Take the records below from their first line to the line with "color=gray, lw=1.9, zorder=2)", and restate those lines word for word.
-- START Given information --
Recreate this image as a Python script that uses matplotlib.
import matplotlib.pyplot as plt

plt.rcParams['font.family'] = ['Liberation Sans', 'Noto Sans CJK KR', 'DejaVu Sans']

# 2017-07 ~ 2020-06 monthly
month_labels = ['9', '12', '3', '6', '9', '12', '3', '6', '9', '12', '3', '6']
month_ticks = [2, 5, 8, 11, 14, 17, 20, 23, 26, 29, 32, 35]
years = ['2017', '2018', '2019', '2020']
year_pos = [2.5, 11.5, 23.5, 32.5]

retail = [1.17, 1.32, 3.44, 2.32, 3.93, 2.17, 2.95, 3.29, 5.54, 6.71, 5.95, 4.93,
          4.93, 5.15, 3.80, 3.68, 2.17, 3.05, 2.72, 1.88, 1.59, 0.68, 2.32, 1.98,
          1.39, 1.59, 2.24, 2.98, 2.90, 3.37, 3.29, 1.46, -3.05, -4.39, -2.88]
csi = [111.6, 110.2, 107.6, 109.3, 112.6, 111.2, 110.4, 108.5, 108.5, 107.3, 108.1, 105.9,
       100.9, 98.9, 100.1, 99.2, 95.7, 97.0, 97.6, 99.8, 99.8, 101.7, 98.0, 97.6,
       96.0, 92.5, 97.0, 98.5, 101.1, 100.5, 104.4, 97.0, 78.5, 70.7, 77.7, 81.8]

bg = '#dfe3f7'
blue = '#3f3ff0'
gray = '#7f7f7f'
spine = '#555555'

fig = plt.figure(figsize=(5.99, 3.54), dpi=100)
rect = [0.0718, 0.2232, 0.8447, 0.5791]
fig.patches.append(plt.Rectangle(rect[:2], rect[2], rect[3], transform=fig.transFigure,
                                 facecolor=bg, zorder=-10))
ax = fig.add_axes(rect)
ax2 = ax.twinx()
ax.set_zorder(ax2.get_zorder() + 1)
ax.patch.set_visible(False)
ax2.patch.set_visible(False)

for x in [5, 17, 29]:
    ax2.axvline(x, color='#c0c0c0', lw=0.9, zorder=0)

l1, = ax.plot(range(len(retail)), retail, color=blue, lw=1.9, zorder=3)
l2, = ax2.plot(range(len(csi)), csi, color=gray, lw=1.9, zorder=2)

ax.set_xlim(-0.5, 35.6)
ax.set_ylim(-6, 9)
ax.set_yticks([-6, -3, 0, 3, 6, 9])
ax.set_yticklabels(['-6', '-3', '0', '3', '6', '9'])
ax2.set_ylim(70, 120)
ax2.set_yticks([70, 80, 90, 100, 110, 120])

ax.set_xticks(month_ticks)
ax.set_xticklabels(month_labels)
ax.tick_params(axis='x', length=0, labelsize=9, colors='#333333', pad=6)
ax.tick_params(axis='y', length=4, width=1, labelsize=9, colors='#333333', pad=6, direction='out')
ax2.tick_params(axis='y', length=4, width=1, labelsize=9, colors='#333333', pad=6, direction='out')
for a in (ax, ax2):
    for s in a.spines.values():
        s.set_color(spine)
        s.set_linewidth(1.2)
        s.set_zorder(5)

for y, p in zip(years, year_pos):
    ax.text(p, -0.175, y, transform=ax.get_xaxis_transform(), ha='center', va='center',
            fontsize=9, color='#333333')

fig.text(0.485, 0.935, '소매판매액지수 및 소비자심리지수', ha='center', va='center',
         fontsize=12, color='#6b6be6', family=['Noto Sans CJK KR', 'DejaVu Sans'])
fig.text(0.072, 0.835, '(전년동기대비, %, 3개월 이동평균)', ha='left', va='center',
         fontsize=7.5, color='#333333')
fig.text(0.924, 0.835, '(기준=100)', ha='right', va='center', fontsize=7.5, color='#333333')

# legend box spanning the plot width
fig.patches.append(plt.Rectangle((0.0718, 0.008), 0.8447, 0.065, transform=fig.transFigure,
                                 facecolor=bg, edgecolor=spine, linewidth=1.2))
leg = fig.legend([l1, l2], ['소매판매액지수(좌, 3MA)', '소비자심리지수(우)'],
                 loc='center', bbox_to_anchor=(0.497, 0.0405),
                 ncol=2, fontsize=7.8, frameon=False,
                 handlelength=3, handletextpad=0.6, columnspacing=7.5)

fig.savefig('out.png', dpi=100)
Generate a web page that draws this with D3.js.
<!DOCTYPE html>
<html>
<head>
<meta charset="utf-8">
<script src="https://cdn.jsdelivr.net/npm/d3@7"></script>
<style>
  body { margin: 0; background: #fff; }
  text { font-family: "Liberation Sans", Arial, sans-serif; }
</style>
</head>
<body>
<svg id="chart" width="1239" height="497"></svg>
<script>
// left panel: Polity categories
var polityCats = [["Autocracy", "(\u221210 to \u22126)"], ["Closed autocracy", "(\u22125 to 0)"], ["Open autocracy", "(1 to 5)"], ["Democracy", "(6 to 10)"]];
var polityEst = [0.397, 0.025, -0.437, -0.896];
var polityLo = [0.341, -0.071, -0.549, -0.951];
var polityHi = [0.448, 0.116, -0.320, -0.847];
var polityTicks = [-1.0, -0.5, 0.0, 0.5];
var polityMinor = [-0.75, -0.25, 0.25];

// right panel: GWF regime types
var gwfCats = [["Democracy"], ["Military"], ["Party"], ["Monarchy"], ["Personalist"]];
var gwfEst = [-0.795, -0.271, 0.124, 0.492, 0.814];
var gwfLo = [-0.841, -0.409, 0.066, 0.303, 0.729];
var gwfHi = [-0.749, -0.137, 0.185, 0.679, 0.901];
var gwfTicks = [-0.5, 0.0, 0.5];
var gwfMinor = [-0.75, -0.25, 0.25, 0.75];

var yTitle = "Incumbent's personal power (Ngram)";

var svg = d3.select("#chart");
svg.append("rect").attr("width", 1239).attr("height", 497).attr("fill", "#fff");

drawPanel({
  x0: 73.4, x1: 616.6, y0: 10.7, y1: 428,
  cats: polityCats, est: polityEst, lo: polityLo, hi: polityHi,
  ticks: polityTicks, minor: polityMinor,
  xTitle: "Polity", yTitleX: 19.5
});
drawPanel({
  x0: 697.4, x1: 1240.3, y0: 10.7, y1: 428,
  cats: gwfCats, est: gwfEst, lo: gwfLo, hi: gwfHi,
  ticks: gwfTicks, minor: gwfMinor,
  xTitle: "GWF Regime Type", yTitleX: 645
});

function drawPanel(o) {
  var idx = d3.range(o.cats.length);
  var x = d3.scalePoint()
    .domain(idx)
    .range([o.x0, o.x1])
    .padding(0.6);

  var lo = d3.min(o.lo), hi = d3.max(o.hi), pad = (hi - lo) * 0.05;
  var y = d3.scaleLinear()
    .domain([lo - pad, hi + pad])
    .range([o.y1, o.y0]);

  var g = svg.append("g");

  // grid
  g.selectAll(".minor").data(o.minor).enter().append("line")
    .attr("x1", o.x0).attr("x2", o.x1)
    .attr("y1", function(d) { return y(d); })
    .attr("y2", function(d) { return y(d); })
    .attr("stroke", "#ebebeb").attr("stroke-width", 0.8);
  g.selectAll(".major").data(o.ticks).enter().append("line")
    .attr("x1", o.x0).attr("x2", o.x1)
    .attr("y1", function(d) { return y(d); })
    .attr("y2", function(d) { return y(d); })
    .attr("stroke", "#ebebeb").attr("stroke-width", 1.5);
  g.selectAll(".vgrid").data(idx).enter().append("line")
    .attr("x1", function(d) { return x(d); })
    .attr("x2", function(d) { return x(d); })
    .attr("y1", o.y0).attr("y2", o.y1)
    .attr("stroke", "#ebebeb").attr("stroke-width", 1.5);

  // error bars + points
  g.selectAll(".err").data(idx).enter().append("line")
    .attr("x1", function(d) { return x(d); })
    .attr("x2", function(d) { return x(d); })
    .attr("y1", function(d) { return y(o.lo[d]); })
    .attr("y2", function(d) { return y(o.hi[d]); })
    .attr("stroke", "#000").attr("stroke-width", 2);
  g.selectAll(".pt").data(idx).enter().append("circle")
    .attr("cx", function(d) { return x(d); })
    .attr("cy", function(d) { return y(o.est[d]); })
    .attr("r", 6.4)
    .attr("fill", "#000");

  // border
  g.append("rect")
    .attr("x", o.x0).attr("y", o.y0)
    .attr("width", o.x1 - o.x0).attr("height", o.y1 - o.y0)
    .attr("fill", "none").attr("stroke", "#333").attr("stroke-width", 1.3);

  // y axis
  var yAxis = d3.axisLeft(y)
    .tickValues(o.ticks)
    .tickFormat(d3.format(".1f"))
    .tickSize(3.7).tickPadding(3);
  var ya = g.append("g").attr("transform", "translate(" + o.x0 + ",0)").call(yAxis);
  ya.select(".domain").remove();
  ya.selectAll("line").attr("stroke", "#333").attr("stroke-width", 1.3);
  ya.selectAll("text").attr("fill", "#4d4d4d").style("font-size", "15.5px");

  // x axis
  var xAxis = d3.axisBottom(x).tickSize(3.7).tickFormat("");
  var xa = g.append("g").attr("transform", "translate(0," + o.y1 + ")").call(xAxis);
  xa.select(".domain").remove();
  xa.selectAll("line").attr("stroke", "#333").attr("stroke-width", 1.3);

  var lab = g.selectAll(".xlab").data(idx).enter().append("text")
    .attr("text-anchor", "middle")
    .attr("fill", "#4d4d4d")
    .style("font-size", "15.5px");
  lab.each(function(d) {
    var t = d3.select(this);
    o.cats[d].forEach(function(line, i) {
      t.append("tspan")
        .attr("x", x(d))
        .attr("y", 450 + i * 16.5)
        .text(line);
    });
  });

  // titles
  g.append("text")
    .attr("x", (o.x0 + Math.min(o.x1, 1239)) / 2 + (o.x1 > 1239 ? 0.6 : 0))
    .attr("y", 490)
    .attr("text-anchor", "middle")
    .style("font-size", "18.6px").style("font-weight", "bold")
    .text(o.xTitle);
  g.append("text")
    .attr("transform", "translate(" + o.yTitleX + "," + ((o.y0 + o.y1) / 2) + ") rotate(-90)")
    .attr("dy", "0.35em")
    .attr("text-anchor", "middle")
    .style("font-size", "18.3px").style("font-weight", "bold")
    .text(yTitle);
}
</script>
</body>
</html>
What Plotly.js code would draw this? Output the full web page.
-- END Given information --
- [Solution below]:
Recreate this image as a Python script that uses matplotlib.
import matplotlib.pyplot as plt

plt.rcParams['font.family'] = ['Liberation Sans', 'Noto Sans CJK KR', 'DejaVu Sans']

# 2017-07 ~ 2020-06 monthly
month_labels = ['9', '12', '3', '6', '9', '12', '3', '6', '9', '12', '3', '6']
month_ticks = [2, 5, 8, 11, 14, 17, 20, 23, 26, 29, 32, 35]
years = ['2017', '2018', '2019', '2020']
year_pos = [2.5, 11.5, 23.5, 32.5]

retail = [1.17, 1.32, 3.44, 2.32, 3.93, 2.17, 2.95, 3.29, 5.54, 6.71, 5.95, 4.93,
          4.93, 5.15, 3.80, 3.68, 2.17, 3.05, 2.72, 1.88, 1.59, 0.68, 2.32, 1.98,
          1.39, 1.59, 2.24, 2.98, 2.90, 3.37, 3.29, 1.46, -3.05, -4.39, -2.88]
csi = [111.6, 110.2, 107.6, 109.3, 112.6, 111.2, 110.4, 108.5, 108.5, 107.3, 108.1, 105.9,
       100.9, 98.9, 100.1, 99.2, 95.7, 97.0, 97.6, 99.8, 99.8, 101.7, 98.0, 97.6,
       96.0, 92.5, 97.0, 98.5, 101.1, 100.5, 104.4, 97.0, 78.5, 70.7, 77.7, 81.8]

bg = '#dfe3f7'
blue = '#3f3ff0'
gray = '#7f7f7f'
spine = '#555555'

fig = plt.figure(figsize=(5.99, 3.54), dpi=100)
rect = [0.0718, 0.2232, 0.8447, 0.5791]
fig.patches.append(plt.Rectangle(rect[:2], rect[2], rect[3], transform=fig.transFigure,
                                 facecolor=bg, zorder=-10))
ax = fig.add_axes(rect)
ax2 = ax.twinx()
ax.set_zorder(ax2.get_zorder() + 1)
ax.patch.set_visible(False)
ax2.patch.set_visible(False)

for x in [5, 17, 29]:
    ax2.axvline(x, color='#c0c0c0', lw=0.9, zorder=0)

l1, = ax.plot(range(len(retail)), retail, color=blue, lw=1.9, zorder=3)
l2, = ax2.plot(range(len(csi)), csi, color=gray, lw=1.9, zorder=2)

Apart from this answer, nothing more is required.